Prime ammissioni

Inchiesta rifiuti Alassio: Pizzimbone fa scena muta, La Porta risponde al gip fotogallery

L'ex manager, che secondo l'accusa collaborava con l'ex commissario provinciale di Fratelli d'Italia, avrebbe ammesso che il contratto di consulenza era fittizio

Savona. Inchiesta su ambiente e rifiuti ad Alassio: Pier Paolo Pizzimbone ha fatto scena muta, mentre Mario La Porta ha deciso di rispondere alle domande del gip Alessia Ceccardi, che questa mattina aveva fissato l’interrogatorio di garanzia per entrambi.

I due sono finiti in manette martedì pomeriggio in esecuzione di un’ordinanza di custodia cautelare in carcere con l’accusa in concorso di estorsione aggravata (in parte tentata e in parte consumata) perché secondo la tesi della Procura – le indagini sono state coordinate dai pm Chiara Venturi e Massimiliano Bolla e portate avanti dai poliziotti della squadra mobile di Savona e Genova -, Pizzimbone avrebbe fatto pressioni su un rappresentante della società consortile Alassio Ambiente, un’associazione temporanea di imprese siciliane tra EcoSeib, Icos e Ecoin, che gestisce il servizio di igiene urbana per il Comune della città del Muretto.

In particolare l’imprenditore avrebbe fatto capire ai soci dell’Ati di poter “ammorbidire” la posizione della Giunta Melgrati (che nell’ultimo periodo aveva elevato diverse sanzioni, minacciando anche di rescindere il contratto) a fronte del pagamento di una somma di denaro.

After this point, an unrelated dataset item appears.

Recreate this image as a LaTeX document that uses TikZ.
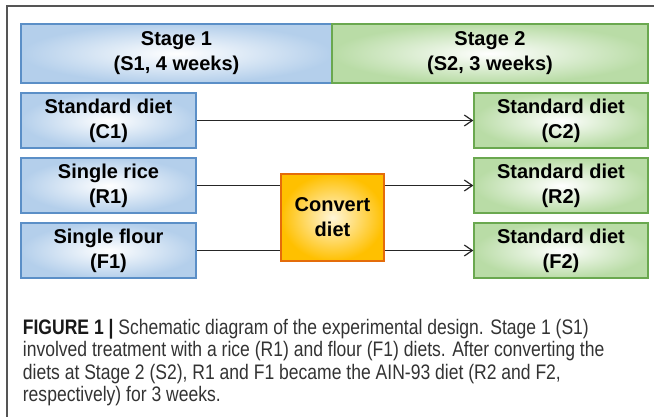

Soldi, 96 mila euro in totale, che Pizzimbone avrebbe incassato attraverso un contratto di consulenza fittizio a nome di La Porta.

Se Pizzimbone, 49 anni, imprenditore e co-fondatore del Gruppo Biancamano (impegnato nel settore ambiente), ha preferito non fare nessuna dichiarazione in questa fase dell’indagine (come poteva essere prevedibile), La Porta, 71 anni, pensionato ed ex amministratore di società, considerato dagli inquirenti un fidato collaboratore del primo, ha dato la sua versione rispetto alle accuse facendo qualche ammissione.

In dettaglio, secondo quanto trapelato, La Porta avrebbe ammesso che quello a suo nome era un contratto fittizio, siglato soltanto per incassare in maniera apparentemente lecita i soldi destinati a Pizzimbone. L’ex manager avrebbe però negato con decisione di essere al corrente che quei soldi fossero provento di un’estorsione: insomma La Porta avrebbe fatto intendere chiaramente al gip di essere consapevole che la provenienza del denaro non fosse “pulita”, negando però di sapere che i soci di Alassio Ambiente fossero stati minacciati per pagare. Una versione che ora dovrà essere valutata dagli inquirenti (tra l’altro i sostituti Venturi e Bolla erano presenti all’interrogatorio).

Alla luce di quanto successo stamattina è probabile che il difensore di La Porta, l’avvocato Andrea Andrei, rinunci all’istanza di Riesame della misura cautelare che aveva avanzato e depositi una richiesta di scarcerazione direttamente al gip del tribunale di Savona.

Nell’inchiesta su ambiente e rifiuti è indagato, per il reato di tentato abuso d’ufficio in concorso con Pizzimbone, anche Rocco Invernizzi, l’ex assessore comunale all’ambiente di Alassio (si è dimesso quando è venuto a conoscenza dell’indagine). Secondo l’accusa, il primo avrebbe cercato di far assegnare, proprio attraverso Invernizzi, un servizio di pulizia e manutenzione delle strade di Alassio ad una società, la Co.r.in.t.e.a., di cui, sempre secondo gli inquirenti, l’imprenditore era socio occulto.